In a 6-3 decision earlier this month, the U.S. Supreme Court overturned the Professional and Amateur Sports Protection Act of 1992 (PASPA) in Murphy v. NCAA, allowing states now to either legalize or ban sports betting on their own. While Nevada remains the only state to have legalized sports betting on the books (Delaware, Montana, and Oregon have some forms of legal sports pool but not as extensive), some states are expected to follow New Jersey and pursue legalization as a way to generate additional revenue. The American Gaming Association estimates that legal sports betting could contribute $22.4 billion to U.S. GDP while giving states and localities $3.4 billion in tax revenue.

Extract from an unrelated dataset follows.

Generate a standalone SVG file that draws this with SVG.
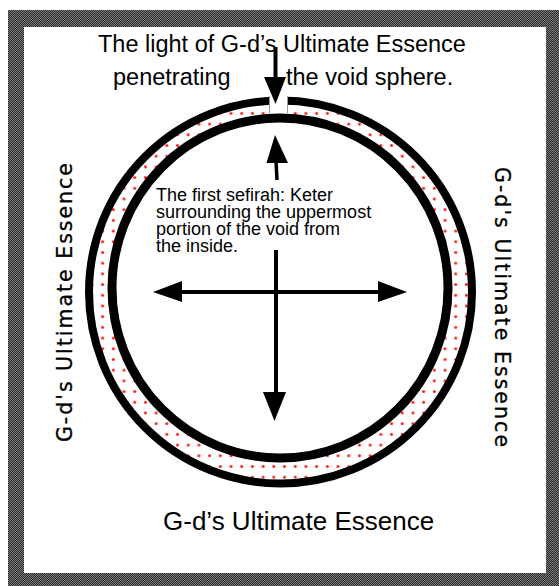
<svg xmlns="http://www.w3.org/2000/svg" width="559" height="586" viewBox="0 0 559 586">
  <defs>
    <pattern id="hatch" patternUnits="userSpaceOnUse" width="2" height="2">
      <rect width="2" height="2" fill="#2c2c2c"/>
      <rect x="0" y="0" width="1" height="1" fill="#7a7a7a"/>
      <rect x="1" y="1" width="1" height="1" fill="#7a7a7a"/>
    </pattern>
    <pattern id="dots" patternUnits="userSpaceOnUse" x="1" y="1" width="10.7" height="10.7">
      <rect width="10.7" height="10.7" fill="#ffffff"/>
      <circle cx="5.35" cy="5.35" r="1.5" fill="#ff1a1a"/>
    </pattern>
    <style>
      .big { font-family: "Liberation Sans", Arial, sans-serif; fill: #000; }
      .side { font-family: "DejaVu Sans", sans-serif; font-size: 20.5px; fill: #000; stroke: #000; stroke-width: 0.3px; }
      .line { stroke: #000; fill: none; }
      .head { fill: #000; stroke: none; }
    </style>
  </defs>

  <g id="frame">
    <path d="M8 10H559V586H8Z M24 27V573H546V27Z" fill="url(#hatch)" fill-rule="evenodd"/>
  </g>

  <g id="void-sphere">
    <circle cx="280.5" cy="292" r="191.5" fill="url(#dots)" stroke="#000" stroke-width="8"/>
    <rect x="269" y="93" width="19" height="21" fill="#fff"/>
    <line x1="269.5" y1="96" x2="269.5" y2="113" stroke="#999" stroke-width="1"/>
    <line x1="287.5" y1="96" x2="287.5" y2="113" stroke="#999" stroke-width="1"/>
    <ellipse cx="280" cy="288" rx="168" ry="170" fill="#fff" stroke="#000" stroke-width="9"/>
  </g>

  <g id="connectors">
    <line class="line" x1="275.5" y1="47" x2="275.5" y2="79" stroke-width="4"/>
    <polygon class="head" points="264,77 286,77 275.5,104"/>
    <line class="line" x1="277" y1="180" x2="276" y2="161" stroke-width="3.5"/>
    <polygon class="head" points="275,135 266.5,163 288,163"/>
    <line class="line" x1="180" y1="292" x2="380" y2="292" stroke-width="4"/>
    <polygon class="head" points="153,292 182,281 182,302"/>
    <polygon class="head" points="407,292 378,281 378,302"/>
    <line class="line" x1="276" y1="250" x2="276" y2="394" stroke-width="4"/>
    <polygon class="head" points="263,392 286,392 274.5,421"/>
  </g>

  <g id="title">
    <text class="big" x="98" y="52" font-size="23.5">The light of G-d’s Ultimate Essence</text>
    <text class="big" x="113" y="85" font-size="23.5">penetrating</text>
    <text class="big" x="286" y="85" font-size="23.5">the void sphere.</text>
  </g>

  <g id="keter">
    <text class="big" font-size="18">
      <tspan x="156" y="200.5">The first sefirah: Keter</tspan>
      <tspan x="156" y="217.5">surrounding the uppermost</tspan>
      <tspan x="156" y="234.5">portion of the void from</tspan>
      <tspan x="156" y="251.5">the inside.</tspan>
    </text>
  </g>

  <g id="bottom-label">
    <text class="big" x="163" y="530" font-size="26">G-d’s Ultimate Essence</text>
  </g>

  <g id="left-label">
    <text class="side" transform="translate(72,442) rotate(-90)" x="0" y="0" textLength="279" lengthAdjust="spacing">G-d's Ultimate Essence</text>
  </g>

  <g id="right-label">
    <text class="side" transform="translate(495,167) rotate(90)" x="0" y="0" textLength="280" lengthAdjust="spacing">G-d's Ultimate Essence</text>
  </g>
</svg>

Currently, there are 20 active sports betting bills in seven states. Mississippi, Delaware, New Jersey, New York, Pennsylvania, and West Virginia all have enacted legislation legalizing sporting betting while five other states have active bills on legalization.
In March, West Virginia became the first state in 2018 to enact legislation authorizing sports betting (WV SB 415 ), which was designed to go into effect as soon as the federal ban on sports gaming was overturned. In 2017, Pennsylvania passed and enacted sports betting legislation (PA HB 271) as part of its omnibus gaming expansion bill, while Mississippi passed and enacted a law that struck a portion of its existing sports betting prohibition from the books, opening the door for legal sports betting in the state. Meanwhile, in 2013, New York state passed a constitutional amendment that would allow for sports betting at its commercial casino locations in the event federal law changes.
Since the Court's ruling, stakeholders such as the gaming industry, professional and collegiate sporting leagues, and even the U.S. Senate have been quick to weigh on what policies they would like to see implemented in the states. However, time is running out for most states as legislative sessions are winding down before November elections. A couple states will try to take action on this issue in 2018 (potentially through a special session), but 2019 could be a big year for sports betting in the states.